喻红专访:对中国女性的阐释

        作者:核实中..2009-12-31 15:43:35 来源:网络

        记者:喻红老师,您好。现在,您已经是很有声誉的女性艺术家。能对您开始从事油画艺术创作到现在进行一个简要的分期吗?

        喻红: 1988年毕业,也是从这一年开始了自己的艺术创作道路,那时候画了很多我的同学、朋友,画他们那个年龄时代青春的焦虑和处境。这样的作品画了大约有四五年的时间,从1988年到1993年。这应该是最早的阶段。“目击成长”这个主题是从1999年开始创作的,这个主题创作了三年的时间,从1999年到2002年,同时这个主题还做了几个比较大的巡回展览。这是第二个阶段。第三个阶段是《她》系列。这个系列我主要表现的是女性题,画了很多不同身份的女性的处境。从2007年开始,自己开始创作与古代传统经典有关的作品,今年在广东的展览也是对这段时期创作成果的一个呈现。

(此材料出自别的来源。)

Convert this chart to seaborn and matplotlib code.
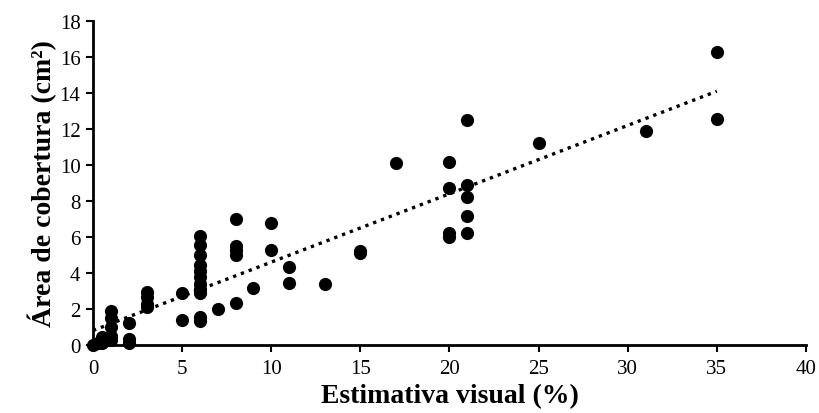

        记者:在《时间内外》这个展览中,主要展出您在2007到2008两年创作的作品:《春恋图》和《天梯》。在两幅作品中都能感受到您从西方或者中国的传统图式中借鉴了一些因素。如在作品《春恋图》中您明显借鉴中国传统国画《捣练图》的构造模式来组织画面,请谈一下您为什么选择在油画中借鉴中国古代传统经典的形式?

        喻红:自己以前就很喜欢古代经典艺术作品。经过一段时间年龄的积淀之后,更觉得传统对自己的吸引力越来越强,所以开始选择用自己的方式重新创作它,在保持经典的画面结构的同时用现代的人物形象、现代的语言方式重新绘画,通过这种方式让我的油画语言与古代的经典产生一种对话。

        记者:《春恋图》这幅作品的背景您采用了黄色,为什么选择“黄色”作为画面的背景颜色?这种颜色有寓意性吗?

        喻红:《春恋图》借鉴的是中国传统国画《捣练图》的画面结构。《捣练图》是中国唐代的国画作品,而且这幅画也是画在绢上的。在《春恋图》中我选择了金色的背景是为了与《捣练图》的绢的颜色相呼应。

        记者:在《春恋图》中您描绘了很多现代女性形象,这些人物是否具有典型性的含义吗?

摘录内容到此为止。